Unigen Power Inc. is a TEC International Group distributed energy company, established to design and manufacture revolutionary electric 1 million watt power generators that outperform incumbent technology by virtually every metric, expected to be in production within the next 2-3 years.

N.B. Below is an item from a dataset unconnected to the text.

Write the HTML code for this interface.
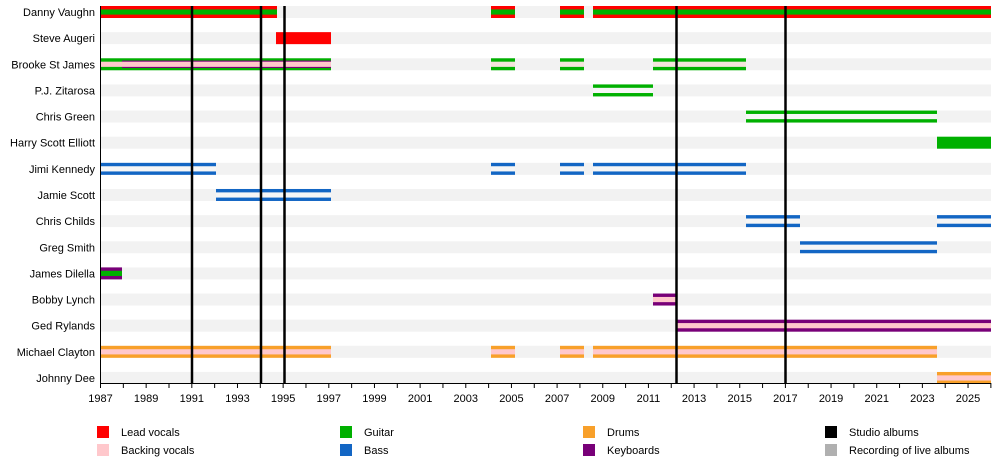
<!DOCTYPE html>
<html><head><meta charset="utf-8"><style>
body{margin:0;background:#fff}
svg{display:block;font-family:"Liberation Sans",Arial,sans-serif}
</style></head><body>
<svg width="1000" height="463" xmlns="http://www.w3.org/2000/svg">
<g id="stripes" fill="#f2f2f2"></g>
<g id="bars"></g>
<g id="lines" stroke="#000" stroke-width="2.5"></g>
<g id="axis"></g>
<g id="names" font-size="11" text-anchor="end" fill="#000"></g>
<g font-size="11" fill="#000">
<rect x="97" y="426" width="12" height="12" fill="#ff0000"/><text x="121" y="436">Lead vocals</text>
<rect x="97" y="444" width="12" height="12" fill="#ffc8cc"/><text x="121" y="454">Backing vocals</text>
<rect x="340" y="426" width="12" height="12" fill="#00b000"/><text x="364" y="436">Guitar</text>
<rect x="340" y="444" width="12" height="12" fill="#1366c4"/><text x="364" y="454">Bass</text>
<rect x="583" y="426" width="12" height="12" fill="#f8a02a"/><text x="607" y="436">Drums</text>
<rect x="583" y="444" width="12" height="12" fill="#780078"/><text x="607" y="454">Keyboards</text>
<rect x="825" y="426" width="12" height="12" fill="#000"/><text x="849" y="436">Studio albums</text>
<rect x="825" y="444" width="12" height="12" fill="#b0b0b0"/><text x="849" y="454">Recording of live albums</text>
</g>
</svg>
<script>
const NS="http://www.w3.org/2000/svg";
function el(p,t,a,txt){const e=document.createElementNS(NS,t);for(const k in a)e.setAttribute(k,a[k]);if(txt)e.textContent=txt;document.getElementById(p).appendChild(e);}
const R="#ff0000",P="#ffc8cc",G="#00b000",B="#1366c4",O="#f8a02a",K="#780078",W="#f6f6f6";
const names=["Danny Vaughn","Steve Augeri","Brooke St James","P.J. Zitarosa","Chris Green","Harry Scott Elliott","Jimi Kennedy","Jamie Scott","Chris Childs","Greg Smith","James Dilella","Bobby Lynch","Ged Rylands","Michael Clayton","Johnny Dee"];
const cy=i=>12+i*26.14;
names.forEach((n,i)=>{el("stripes","rect",{x:100,y:cy(i)-6,width:891,height:12});el("names","text",{x:95,y:cy(i)+4},n);});
const bars=[
[0,100,277,R,G],[0,491,515,R,G],[0,560,584,R,G],[0,593,991,R,G],
[1,276,331,R,null],
[2,100,122,G,P],[2,122,331,G,P,K],[2,491,515,G,"#f4e4dc"],[2,560,584,G,"#f4e4dc"],[2,653,746,G,"#f4e4dc"],
[3,593,653,G,W],[4,746,937,G,W],[5,937,991,G,null],
[6,100,216,B,W],[6,491,515,B,W],[6,560,584,B,W],[6,593,746,B,W],
[7,216,331,B,W],[8,746,800,B,W],[8,937,991,B,W],[9,800,937,B,W],
[10,100,122,K,G],[11,653,676,K,P],[12,676,991,K,P],
[13,100,331,O,P],[13,491,515,O,P],[13,560,584,O,P],[13,593,937,O,P],[14,937,991,O,P]];
bars.forEach(b=>{const y=cy(b[0]);el("bars","rect",{x:b[1],y:y-6,width:b[2]-b[1],height:12,fill:b[3]});
 if(b[5])el("bars","rect",{x:b[1],y:y-3.7,width:b[2]-b[1],height:7.4,fill:b[5]});
 if(b[4])el("bars","rect",{x:b[1],y:y-2.6,width:b[2]-b[1],height:5.2,fill:b[4]});});
[192,261,284.5,676.5,785.5].forEach(x=>el("lines","line",{x1:x,y1:6,x2:x,y2:383}));
el("axis","line",{x1:100.5,y1:6,x2:100.5,y2:384,stroke:"#000","stroke-width":1});
el("axis","line",{x1:100,y1:383.5,x2:991,y2:383.5,stroke:"#000","stroke-width":1});
for(let yr=1987;yr<=2026;yr++){const x=100.5+(yr-1987)*22.83;if(x>992)break;
 el("axis","line",{x1:x,y1:383,x2:x,y2:388,stroke:"#000","stroke-width":1});
 if((yr-1987)%2==0)el("axis","text",{x:x,y:402,"font-size":11,"text-anchor":"middle"},String(yr));}
</script>
</body></html>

Designed from inception to burn clean natural gas, UPI is the 21st century energy company breakthrough that provides environmentally friendly, decentralized power generation.

 

Item 9.01 Financial Statements and Exhibits.

 

(d) Exhibits.

 

10.1 Convertible Debenture Purchase Agreement.

 

 
 

 

SIGNATURES

 

Pursuant to the requirements of the Securities Exchange Act of 1934, the Registrant has duly caused this report to be signed on its behalf by the undersigned hereunto duly authorized.

 

  InnSuites Hospitality Trust
     
  By: /s/ James F. Wirth
    James F. Wirth
    Chief Executive Officer

 

Date: December 20, 2019

 

 
 

 

EXHIBIT INDEX

 

Exhibit No.   Description
     
10.1  

Convertible Debenture Purchase Agreement.